What is the question that you most get asked about your work?

When will it be finished? When are you going to have an exhibition?

Who or what inspires you?

This is endless. So I am going to list things until the space runs out….firstly people, stories, life, then visionaries, alternative paradigms and utopian dreams, artists initiatives, Black Mountain College, Garden City Movements, Buckminster Fuller, Keith Critchlow, Paul Marchant, Said Hossein Nasr, Kathleen Raine, William Blake, early Modernists, Bauhaus, Le Corbusier, Sinan, Medieval Cathedrals, the Al Hambra, indigenous culture, craft traditions, Bernard Cohen, Prunella Clough, David Hepher, Phylidda Barlow, Ed Allington, Theodore Schwenk, Paul Nash, Anselm Kiefer, Rita Angus, Paul Jackson, Josef and Annie Albers, Bernt and Hilla Becher….and on it goes. I’m not sure if there’s a clear picture emerging here? I could go on but I better not..

Which artists do you most admire and why?

see above

How has your relationship with Digswell Arts strengthened your practice as an artist?

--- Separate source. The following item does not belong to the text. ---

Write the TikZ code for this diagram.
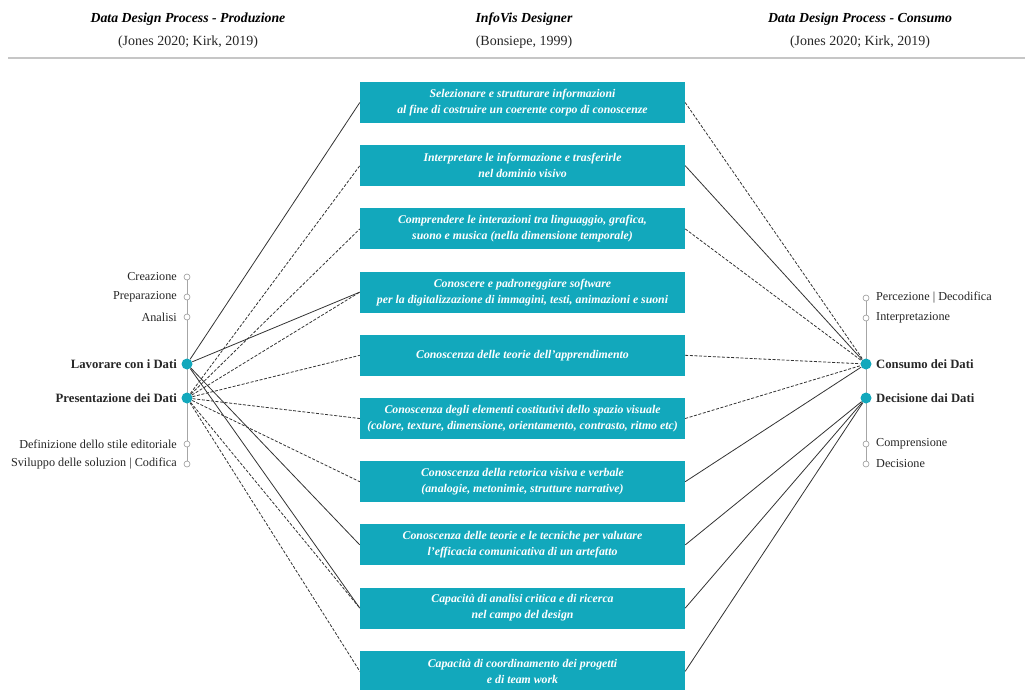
\documentclass[tikz,border=0pt]{standalone}
\usepackage{fontspec}
\setmainfont{Liberation Serif}
\definecolor{tealbox}{HTML}{12A8BC}
\definecolor{lineclr}{HTML}{333333}
\begin{document}
\begin{tikzpicture}[x=1pt,y=-1pt,
  box/.style={fill=tealbox, minimum width=325pt, minimum height=41pt, inner sep=0pt, text=white,
    font=\fontsize{11.8}{16}\selectfont\bfseries\itshape, align=center},
  conn/.style={draw=lineclr, line width=0.8pt},
  dconn/.style={conn, dash pattern=on 3pt off 1.6pt},
  bigdot/.style={circle, fill=tealbox, minimum size=11pt, inner sep=0pt},
  smalldot/.style={circle, draw=gray!80, fill=white, minimum size=6pt, inner sep=0pt, line width=0.6pt},
  spine/.style={draw=gray!70, line width=1pt},
  lab/.style={font=\fontsize{12.2}{14}\selectfont, text=black!85, inner sep=0pt},
  blab/.style={lab, font=\fontsize{12.7}{14}\selectfont\bfseries},
  head/.style={font=\fontsize{13.8}{16}\selectfont\bfseries\itshape, inner sep=0pt},
  citation/.style={font=\fontsize{14}{16}\selectfont, text=black!85, inner sep=0pt}]
\useasboundingbox (0,0) rectangle (1025,689);
\clip (0,0) rectangle (1025,689);

% headers
\node[head] (h1) at (188,19) {Data Design Process - Produzione};
\node[citation] (c1) at (188,42) {(Jones 2020; Kirk, 2019)};
\node[head] (h2) at (524,19) {InfoVis Designer};
\node[citation] (c2) at (524,42) {(Bonsiepe, 1999)};
\node[head] (h3) at (860,19) {Data Design Process - Consumo};
\node[citation] (c3) at (860,42) {(Jones 2020; Kirk, 2019)};
\coordinate (sepL) at (8,58);
\coordinate (sepR) at (1025,58);
\draw[draw=gray!45, line width=1.2pt] (sepL) -- (sepR);

% boxes
\node[box] (b1) at (522.5,102.5) {Selezionare e strutturare informazioni\\al fine di costruire un coerente corpo di conoscenze};
\node[box] (b2) at (522.5,165.7) {Interpretare le informazione e trasferirle\\nel dominio visivo};
\node[box] (b3) at (522.5,228.9) {Comprendere le interazioni tra linguaggio, grafica,\\suono e musica (nella dimensione temporale)};
\node[box] (b4) at (522.5,292.1) {Conoscere e padroneggiare software\\per la digitalizzazione di immagini, testi, animazioni e suoni};
\node[box] (b5) at (522.5,355.3) {Conoscenza delle teorie dell'apprendimento};
\node[box] (b6) at (522.5,418.5) {Conoscenza degli elementi costitutivi dello spazio visuale\\(colore, texture, dimensione, orientamento, contrasto, ritmo etc)};
\node[box] (b7) at (522.5,481.7) {Conoscenza della retorica visiva e verbale\\(analogie, metonimie, strutture narrative)};
\node[box] (b8) at (522.5,544.9) {Conoscenza delle teorie e le tecniche per valutare\\l'efficacia comunicativa di un artefatto};
\node[box] (b9) at (522.5,608.1) {Capacità di analisi critica e di ricerca\\nel campo del design};
\node[box] (b10) at (522.5,671.3) {Capacità di coordinamento dei progetti\\e di team work};

% left spine
\coordinate (ltop) at (187,277);
\coordinate (lbot) at (187,464);
\draw[spine] (ltop) -- (lbot);
\node[smalldot] (l1) at (187,277) {};
\node[smalldot] (l2) at (187,297) {};
\node[smalldot] (l3) at (187,317) {};
\node[smalldot] (l6) at (187,444) {};
\node[smalldot] (l7) at (187,464) {};
\node[lab, anchor=east] at (177,277) {Creazione};
\node[lab, anchor=east] at (177,297) {Preparazione};
\node[lab, anchor=east] at (177,317) {Analisi};
\node[blab, anchor=east] at (177,364) {Lavorare con i Dati};
\node[blab, anchor=east] at (177,398) {Presentazione dei Dati};
\node[lab, anchor=east] at (177,444) {Definizione dello stile editoriale};
\node[lab, anchor=east] at (177,464) {Sviluppo delle soluzion | Codifica};

% right spine
\coordinate (rtop) at (866,298);
\coordinate (rbot) at (866,464);
\draw[spine] (rtop) -- (rbot);
\node[smalldot] (r1) at (866,298) {};
\node[smalldot] (r2) at (866,318) {};
\node[smalldot] (r5) at (866,444) {};
\node[smalldot] (r6) at (866,464) {};
\node[lab, anchor=west] at (876,298) {Percezione | Decodifica};
\node[lab, anchor=west] at (876,318) {Interpretazione};
\node[blab, anchor=west] at (876,364) {Consumo dei Dati};
\node[blab, anchor=west] at (876,398) {Decisione dai Dati};
\node[lab, anchor=west] at (876,444) {Comprensione};
\node[lab, anchor=west] at (876,464) {Decisione};

% big dots
\node[bigdot] (L) at (187,364) {};
\node[bigdot] (P) at (187,398) {};
\node[bigdot] (C) at (866,364) {};
\node[bigdot] (D) at (866,398) {};

% left connectors
\draw[conn] (L) -- (b1.west);
\draw[conn] (L) -- (b4.west);
\draw[conn] (L) -- (b8.west);
\draw[conn] (L) -- (b9.west);
\draw[dconn] (P) -- (b2.west);
\draw[dconn] (P) -- (b3.west);
\draw[dconn] (P) -- (b4.west);
\draw[dconn] (P) -- (b5.west);
\draw[dconn] (P) -- (b6.west);
\draw[dconn] (P) -- (b7.west);
\draw[dconn] (P) -- (b9.west);
\draw[dconn] (P) -- (b10.west);

% right connectors
\draw[dconn] (b1.east) -- (C);
\draw[conn] (b2.east) -- (C);
\draw[dconn] (b3.east) -- (C);
\draw[dconn] (b5.east) -- (C);
\draw[dconn] (b6.east) -- (C);
\draw[conn] (b7.east) -- (C);
\draw[conn] (b8.east) -- (D);
\draw[conn] (b9.east) -- (D);
\draw[conn] (b10.east) -- (D);
\end{tikzpicture}
\end{document}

The arts trust have given me a warm, clean, subsidised space in which to work for which I can’t thank them enough. It is very difficult to sustain a practice without a good affordable space in which to realise the work- especially large scale- and this is harder to find nowadays then it was when I started out. The support the Arts Trust gives is the key to my ambition of building a good body of work. My colleagues are an encouraging bunch of like-minded people. I believe in this community of artists and value them highly.

Please give details of your website and social media contacts

I don’t have any for my work as yet, but will look at this once the work has built up a bit more.